Think of it like a martial arts master (the Big Brain) teaching a young apprentice (the robot). The master doesn't need to be in the room for the apprentice to fight well. The apprentice just needs to memorize the master's stance and reflexes. Once the apprentice learns the moves, they can fight instantly without needing the master's help.
How ViLAM Works (The "Social Heat Map")
The core magic of ViLAM is creating a Social Heat Map.
- Old Way: The robot sees a person and thinks, "Collision risk: High. Stop."
- ViLAM Way: The robot sees a person and looks at its "Social Heat Map."
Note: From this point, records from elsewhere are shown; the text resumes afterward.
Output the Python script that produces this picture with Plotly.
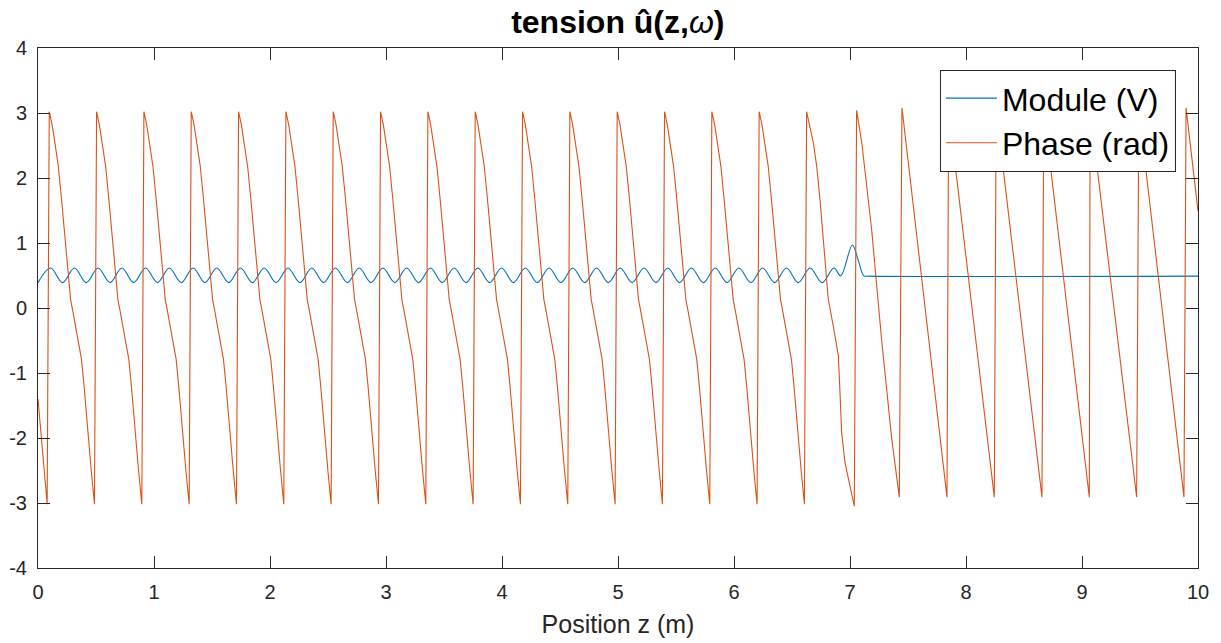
import plotly.graph_objects as go

# ---------------- data ----------------
# Module (V): alternating minima / maxima of the standing-wave ripple, then bump and flat tail
module_z = [0.000, 0.109, 0.212, 0.314, 0.416, 0.518, 0.621, 0.723, 0.825, 0.927,
            1.030, 1.132, 1.235, 1.337, 1.439, 1.541, 1.644, 1.746, 1.848, 1.950,
            2.053, 2.155, 2.258, 2.360, 2.462, 2.564, 2.667, 2.769, 2.871, 2.973,
            3.076, 3.178, 3.281, 3.383, 3.485, 3.587, 3.690, 3.792, 3.894, 3.996,
            4.099, 4.201, 4.304, 4.406, 4.508, 4.610, 4.713, 4.815, 4.917, 5.019,
            5.122, 5.224, 5.327, 5.429, 5.531, 5.633, 5.736, 5.838, 5.940, 6.042,
            6.145, 6.247, 6.350, 6.452, 6.554, 6.656, 6.759, 6.861,
            6.920, 7.020, 7.070, 7.120, 7.160, 10.000]
module_v = [0.39, 0.615, 0.39, 0.615, 0.39, 0.615, 0.39, 0.615, 0.39, 0.615,
            0.39, 0.615, 0.39, 0.615, 0.39, 0.615, 0.39, 0.615, 0.39, 0.615,
            0.39, 0.615, 0.39, 0.615, 0.39, 0.615, 0.39, 0.615, 0.39, 0.615,
            0.39, 0.615, 0.39, 0.615, 0.39, 0.615, 0.39, 0.615, 0.39, 0.615,
            0.39, 0.615, 0.39, 0.615, 0.39, 0.615, 0.39, 0.615, 0.39, 0.615,
            0.39, 0.615, 0.39, 0.615, 0.39, 0.615, 0.39, 0.615, 0.39, 0.615,
            0.39, 0.615, 0.39, 0.615, 0.39, 0.615, 0.39, 0.615,
            0.495, 0.97, 0.74, 0.495, 0.49, 0.49]

# Phase (rad): first partial descent
phase_start_z = [0.000, 0.040, 0.079]
phase_start_v = [-1.40, -2.25, -3.02]
# positions of the -pi -> +pi wraps for the regular cycles (z < 6.63)
phase_wrap_z = [0.097, 0.505, 0.913, 1.321, 1.729, 2.137, 2.545, 2.953,
                3.361, 3.769, 4.177, 4.585, 4.993, 5.401, 5.809, 6.217]
# shape of one regular cycle, read from the cycle starting at z = 0.505
cycle_dz = [0.000, 0.024, 0.049, 0.078, 0.106, 0.135, 0.164, 0.184,
            0.201, 0.235, 0.278, 0.300, 0.320, 0.340, 0.362, 0.390]
cycle_v = [3.02, 2.82, 2.54, 2.18, 1.67, 1.05, 0.44, 0.13,
           -0.03, -0.38, -0.79, -1.20, -1.65, -2.05, -2.50, -3.02]
# the distorted cycle before the load at z ~ 7
phase_c16_z = [6.626, 6.684, 6.713, 6.741, 6.770, 6.799, 6.813, 6.856,
               6.900, 6.914, 6.928, 6.957, 7.000, 7.037]
phase_c16_v = [3.02, 2.54, 2.18, 1.67, 1.00, 0.44, 0.13, -0.28,
               -0.74, -1.31, -1.92, -2.38, -2.74, -3.05]
# matched section: linear phase sawtooth
phase_tail_z = [7.057, 7.101, 7.187, 7.273, 7.359, 7.425,
                7.448, 7.836, 7.850, 8.244, 8.260, 8.655, 8.670, 9.063,
                9.070, 9.471, 9.490, 9.879, 9.897, 10.000]
phase_tail_v = [3.04, 2.55, 1.20, -0.50, -2.00, -2.91,
                3.08, -2.91, 3.06, -2.91, 3.06, -2.91, 3.06, -2.91,
                3.06, -2.91, 3.06, -2.91, 3.08, 1.49]

x_ticks = [0, 1, 2, 3, 4, 5, 6, 7, 8, 9, 10]
y_ticks = [-4, -3, -2, -1, 0, 1, 2, 3, 4]
y_tick_labels = ["-4", "-3", "-2", "-1", "0", "1", "2", "3", "4"]

# ---------------- assemble phase series ----------------
phase_z = list(phase_start_z)
phase_v = list(phase_start_v)
for w in phase_wrap_z:
    phase_z += [w + d for d in cycle_dz]
    phase_v += list(cycle_v)
phase_z += phase_c16_z + phase_tail_z
phase_v += phase_c16_v + phase_tail_v

FONT = "Liberation Sans, Arial, Helvetica, sans-serif"
AX = "#262626"

fig = go.Figure()
fig.add_trace(go.Scatter(x=module_z, y=module_v, mode="lines", name="Module (V)",
                         line=dict(color="#0072BD", width=1.1, shape="spline", smoothing=1)))
fig.add_trace(go.Scatter(x=phase_z, y=phase_v, mode="lines", name="Phase (rad)",
                         line=dict(color="#D95319", width=1.1)))

axis_common = dict(showgrid=False, zeroline=False, showline=True, linecolor=AX, linewidth=1,
                   mirror="allticks", ticks="inside", ticklen=12, tickcolor=AX, tickwidth=1,
                   automargin=False,
                   tickfont=dict(family=FONT, size=20, color=AX))

fig.update_xaxes(range=[0, 10], tickvals=x_ticks, ticklabelstandoff=6,
                 title=dict(text="Position z (m)", font=dict(family=FONT, size=25, color=AX), standoff=13),
                 **axis_common)
fig.update_yaxes(range=[-4, 4], tickvals=y_ticks, ticktext=y_tick_labels, ticklabelstandoff=6,
                 **axis_common)

fig.update_layout(
    width=1221, height=643,
    margin=dict(l=38, r=23, t=48, b=75, autoexpand=False),
    paper_bgcolor="white", plot_bgcolor="white",
    title=dict(text="<b>tension û(z,</b><i>ω</i><b>)</b>", x=0.506, xanchor="center",
               y=1 - 22 / 643, yanchor="middle",
               font=dict(family=FONT, size=32, color="black")),
    legend=dict(x=0.981, xanchor="right", y=0.958, yanchor="top",
                bgcolor="white", bordercolor="#262626", borderwidth=1,
                font=dict(family=FONT, size=32, color="black"),
                tracegroupgap=0, itemwidth=51),
    showlegend=True,
)

fig.write_html("out.html", config={"displayModeBar": False},
               post_script="document.body.style.margin='0';")
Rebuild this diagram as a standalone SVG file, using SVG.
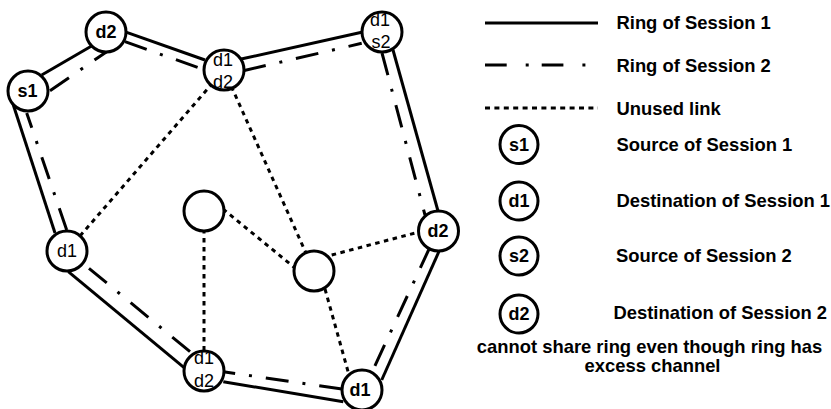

- Red areas: "Don't go here, people are sitting."
- Green areas: "Safe to walk here, but give them space."
- Yellow areas: "That person is about to stand up; wait a second."
The robot doesn't need to understand language or philosophy. It just needs to follow the heat map, which tells it where it is socially polite to go.
The Training Process: "Learning by Imitation"
The researchers used a special trick called Attention Distillation:
- They took a pre-trained robot model (one that already knows how to walk).
- They took the "Big Brain" AI (which knows how to be polite).
- They forced the robot model to align its "eyes" with the Big Brain's "eyes."
- They used a special math formula (called a Loss Function) to punish the robot if it looked at the wrong things. If the Big Brain looked at a group of people and the robot looked at the floor, the robot got a "bad grade" and had to try again.
The Results: A Polite Robot
They tested this on a real robot (a Husky, which looks like a small, four-wheeled rover) in real-world scenarios with people walking around.
- The Result: The ViLAM robot was 14% to 50% more successful at reaching its goal without causing a scene compared to other methods.
- The Vibe: It moved more like a human. It didn't just avoid collisions; it anticipated where people were going. It didn't cut through groups; it waited.
- Speed: Because it doesn't need to call the "Big Brain" for help every time it moves, it runs at 20 times per second (20Hz), which is fast enough for real-time navigation.
Summary Analogy
Imagine you are learning to drive in a busy city.
- Old Robots are like drivers who only look at the road markings and stop signs. They don't notice the pedestrian waving to cross or the car about to merge.
- The Big Brain is like a driving instructor with 20 years of experience who can predict exactly what everyone will do.
- ViLAM is like a student driver who sits next to that instructor, watches how they look at the road, and memorizes where to look. Once the student has memorized the instructor's "gaze," they can drive perfectly on their own, fast and safely, without needing the instructor in the car anymore.
In short: ViLAM teaches robots to be polite by copying the "social gaze" of super-intelligent AI, allowing them to navigate crowded human spaces smoothly and safely.